Cloudera Lakehouse Optimizer for Iceberg table maintenance
Cloudera Lakehouse Optimizer is a service on Cloudera on cloud Management Console. It provides automated Iceberg table maintenance, using Spark jobs, for Iceberg tables in Cloudera Open Data Lakehouse. It simplifies table management, improves query performance, and reduces operational costs. This service is available from Cloudera on cloud 7.3.1.500 and higher versions, and is deployed in a dedicated Data Hub in the Cloudera Open Data Lakehouse environment.
- Simplifying the Iceberg table management by automating the optimization and maintenance activities, such as data file compaction and snapshot expiration.
- Reducing the total cost of ownership (TCO) by lowering the storage and compute costs.
- Maintaining the health of Iceberg tables to ensure high operational efficiency.
- Improving the query execution time on the Iceberg tables.
You can use Cloudera Lakehouse Optimizer in AWS and Azure environments. You create Cloudera Lakehouse Optimizer policies to perform Iceberg table maintenance. You can manage and monitor these policies as necessary, depending on your assigned role.
- Lakehouse Optimizer UI in Cloudera Management Console – You can only perform policy management on the UI. You can choose to trigger the table maintenance based on events using the event-based policies, or schedule the maintenance to run at regular intervals using the schedule-based policies. The events include HMS (Hive Metastore) events, such as insert, update, and delete operations on the table.
- REST APIs – You can perform policy management and
Iceberg table optimization operations using REST APIs. You can choose to trigger the table
maintenance based on events, or schedule it to run at regular intervals.
You can perform manual (ad hoc) maintenance when required. Ensure that you dry run the policy before manual evaluation. During dry run, Cloudera Lakehouse Optimizer only generates the table maintenance actions but does not initiate any maintenance actions.
A Cloudera Lakehouse Optimizer policy consists of a JEXL script and JSON file,
collectively referred to as policy resources.
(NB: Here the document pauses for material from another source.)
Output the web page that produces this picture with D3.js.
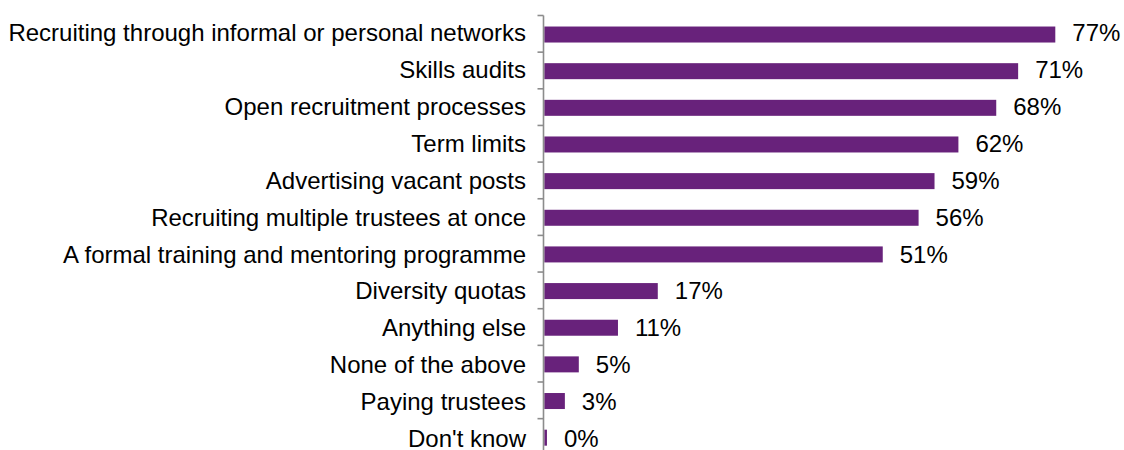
<!DOCTYPE html>
<html>
<head>
<meta charset="utf-8">
<script src="https://cdn.jsdelivr.net/npm/d3@7"></script>
<style>
  html, body { margin: 0; padding: 0; background: #fff; }
  svg { display: block; }
  text { font-family: "Liberation Sans", Arial, sans-serif; fill: #000; }
</style>
</head>
<body>
<svg id="chart" width="1124" height="450"></svg>
<script>
const categories = [
  "Recruiting through informal or personal networks",
  "Skills audits",
  "Open recruitment processes",
  "Term limits",
  "Advertising vacant posts",
  "Recruiting multiple trustees at once",
  "A formal training and mentoring programme",
  "Diversity quotas",
  "Anything else",
  "None of the above",
  "Paying trustees",
  "Don't know"
];
const values = [77.0, 71.4, 68.1, 62.4, 58.8, 56.4, 51.0, 17.1, 11.1, 5.2, 3.1, 0.4];
const valueLabels = ["77%", "71%", "68%", "62%", "59%", "56%", "51%", "17%", "11%", "5%", "3%", "0%"];

const svg = d3.select("#chart");
const axisX = 543.5;
const x = d3.scaleLinear().domain([0, 77]).range([axisX + 0.8, 1055.3]);
const y = d3.scaleBand().domain(categories).range([15.5, 15.5 + 12 * 36.65]).padding(0);
const barH = 16;
const fs = 24;

// bars
svg.selectAll("rect.bar")
  .data(categories)
  .join("rect")
  .attr("class", "bar")
  .attr("x", x(0))
  .attr("y", d => y(d) + (y.bandwidth() - barH) / 2 + 0.7)
  .attr("width", (d, i) => Math.max(0, x(values[i]) - x(0)))
  .attr("height", barH)
  .attr("fill", "#68227B");

// axis line + ticks at band boundaries
const axisG = svg.append("g");
axisG.append("line")
  .attr("x1", axisX).attr("x2", axisX)
  .attr("y1", y.range()[0]).attr("y2", y.range()[1])
  .attr("stroke", "#8c8c8c").attr("stroke-width", 1.6);
const bounds = categories.map(d => y(d)).concat([y.range()[1]]);
axisG.selectAll("line.tick")
  .data(bounds)
  .join("line")
  .attr("class", "tick")
  .attr("x1", axisX - 6).attr("x2", axisX)
  .attr("y1", d => d).attr("y2", d => d)
  .attr("stroke", "#8c8c8c").attr("stroke-width", 1.6);

// category labels
svg.selectAll("text.cat")
  .data(categories)
  .join("text")
  .attr("class", "cat")
  .attr("x", 526)
  .attr("y", (d, i) => y(d) + y.bandwidth() / 2 + 7.3 + i * 0.25)
  .attr("text-anchor", "end")
  .style("font-size", fs + "px")
  .text(d => d);

// value labels
svg.selectAll("text.val")
  .data(categories)
  .join("text")
  .attr("class", "val")
  .attr("x", (d, i) => x(values[i]) + 17)
  .attr("y", (d, i) => y(d) + y.bandwidth() / 2 + 7.3 + i * 0.25)
  .style("font-size", fs + "px")
  .text((d, i) => valueLabels[i]);
</script>
</body>
</html>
The JEXL script is mandatory, and the JSON file
is optional. The default ClouderaAdaptive policy consists of the
ClouderaAdaptive.jexl script and the
ClouderaAdaptive.json file. Cloudera Lakehouse Optimizer uses
the ClouderaAdaptive policy as a template to help you create policies.
You can view the task maintenance status on the UI which appears as an icon, use REST APIs, or view the detailed status on the Cloudera Observability dashboard.